If you want to create a barn quilt for your own barn or farm building, you can request a supply list and diagrams of how to build the frame and mount the quilt on the barn. Just use the Contact Us link on the barn quilt web site to request these materials. We would appreciate a donation payable to Barn Quilts of Sac County, mailed to 2537 Xavier Avenue, Sac City, IA 50583. Please specify size of barn quilt you are planning to paint, whether you prefer the block with or without a painted border, and if you have any preferences for sample patterns with the instructions.
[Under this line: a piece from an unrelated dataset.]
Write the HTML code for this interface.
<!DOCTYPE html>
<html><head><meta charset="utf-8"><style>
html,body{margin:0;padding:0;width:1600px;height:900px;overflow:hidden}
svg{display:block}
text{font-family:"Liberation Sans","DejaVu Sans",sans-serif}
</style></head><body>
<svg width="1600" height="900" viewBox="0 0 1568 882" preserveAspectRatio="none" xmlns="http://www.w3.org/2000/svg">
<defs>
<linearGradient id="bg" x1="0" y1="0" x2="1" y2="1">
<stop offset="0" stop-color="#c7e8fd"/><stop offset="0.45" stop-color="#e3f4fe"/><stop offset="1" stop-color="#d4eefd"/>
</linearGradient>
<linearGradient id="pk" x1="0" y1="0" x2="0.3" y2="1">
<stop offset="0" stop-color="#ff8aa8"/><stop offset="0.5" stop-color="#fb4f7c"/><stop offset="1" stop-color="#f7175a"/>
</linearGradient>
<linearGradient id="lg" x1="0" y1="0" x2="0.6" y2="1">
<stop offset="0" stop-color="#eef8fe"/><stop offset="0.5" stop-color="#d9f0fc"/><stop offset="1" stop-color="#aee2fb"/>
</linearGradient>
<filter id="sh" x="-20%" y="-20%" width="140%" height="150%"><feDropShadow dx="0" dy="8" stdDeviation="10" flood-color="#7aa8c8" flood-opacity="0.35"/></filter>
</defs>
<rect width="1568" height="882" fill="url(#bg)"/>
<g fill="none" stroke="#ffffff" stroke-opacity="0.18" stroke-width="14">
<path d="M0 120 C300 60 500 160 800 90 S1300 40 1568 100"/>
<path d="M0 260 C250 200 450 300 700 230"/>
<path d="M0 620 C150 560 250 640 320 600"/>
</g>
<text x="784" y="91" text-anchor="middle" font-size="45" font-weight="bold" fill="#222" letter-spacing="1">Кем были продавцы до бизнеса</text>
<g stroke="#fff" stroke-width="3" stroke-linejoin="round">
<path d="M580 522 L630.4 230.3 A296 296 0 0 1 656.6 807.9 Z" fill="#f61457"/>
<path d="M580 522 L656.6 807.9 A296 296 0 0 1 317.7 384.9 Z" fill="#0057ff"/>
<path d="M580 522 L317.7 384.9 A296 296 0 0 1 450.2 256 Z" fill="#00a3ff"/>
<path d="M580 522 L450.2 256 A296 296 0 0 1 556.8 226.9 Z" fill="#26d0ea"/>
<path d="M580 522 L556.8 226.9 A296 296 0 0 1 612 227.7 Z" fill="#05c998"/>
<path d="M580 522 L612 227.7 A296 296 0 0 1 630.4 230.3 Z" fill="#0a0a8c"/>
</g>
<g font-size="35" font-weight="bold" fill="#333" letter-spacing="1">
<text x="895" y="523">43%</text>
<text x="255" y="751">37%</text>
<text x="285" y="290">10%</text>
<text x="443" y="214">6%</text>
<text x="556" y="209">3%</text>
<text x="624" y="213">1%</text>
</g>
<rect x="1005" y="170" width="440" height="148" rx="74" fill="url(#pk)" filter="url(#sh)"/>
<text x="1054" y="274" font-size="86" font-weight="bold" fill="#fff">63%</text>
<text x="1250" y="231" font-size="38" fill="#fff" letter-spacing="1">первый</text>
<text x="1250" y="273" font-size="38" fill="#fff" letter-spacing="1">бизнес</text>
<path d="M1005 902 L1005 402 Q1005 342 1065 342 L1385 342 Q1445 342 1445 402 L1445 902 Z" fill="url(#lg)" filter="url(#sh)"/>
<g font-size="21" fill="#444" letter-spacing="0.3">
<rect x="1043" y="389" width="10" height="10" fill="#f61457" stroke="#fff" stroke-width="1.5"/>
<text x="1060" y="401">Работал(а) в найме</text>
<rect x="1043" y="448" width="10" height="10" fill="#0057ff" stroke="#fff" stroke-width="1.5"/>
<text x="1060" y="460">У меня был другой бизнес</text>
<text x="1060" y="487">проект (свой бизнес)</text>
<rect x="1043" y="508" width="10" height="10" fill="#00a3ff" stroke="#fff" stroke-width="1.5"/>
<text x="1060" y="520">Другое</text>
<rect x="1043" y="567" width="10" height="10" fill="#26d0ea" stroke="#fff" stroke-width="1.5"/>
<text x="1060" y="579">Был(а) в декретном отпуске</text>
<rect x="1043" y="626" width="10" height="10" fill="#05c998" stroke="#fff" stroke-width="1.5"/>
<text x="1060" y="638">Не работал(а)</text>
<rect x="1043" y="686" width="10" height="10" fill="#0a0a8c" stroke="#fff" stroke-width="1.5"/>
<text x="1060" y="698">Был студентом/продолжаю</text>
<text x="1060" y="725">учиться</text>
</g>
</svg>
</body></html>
These donations will make it possible for the committee to continue providing assistance and maintain the web site.

If you want someone else to create a barn quilt for you contact us at for a referral.

Sac County has welcomed numerous motor coach groups from Iowa and other states to make the barn quilt tour. Although there is no way to document the number of private vehicles that drive around the county to see the barn quilts, the property owners have many anecdotes to share about increased traffic on their roads, vehicles stopping in their driveways and lanes to take photographs, and visits they have had with tourists who stop by to admire the quilted barn. In addition, the barn quilts led to the creation of a major event called the Sac County Quilt-A-Fair. A biennial quilt show that started in 2007, the Sac County Quilt-a-Fair, attracts 1000–1500 visitors to each show.

When Donna Sue Groves of Adams County, Ohio, decided to paint a large quilt block on her tobacco barn to honor her mother who was a master quilter, she had no idea that the idea would spread like wildfire. Barn quilts have been called the largest grassroots public art project in this country. You can spot barn quilts in most counties throughout Iowa. Many have organized quilt trails. Barn quilts have been documented in at least 48 states and several Canadian provinces.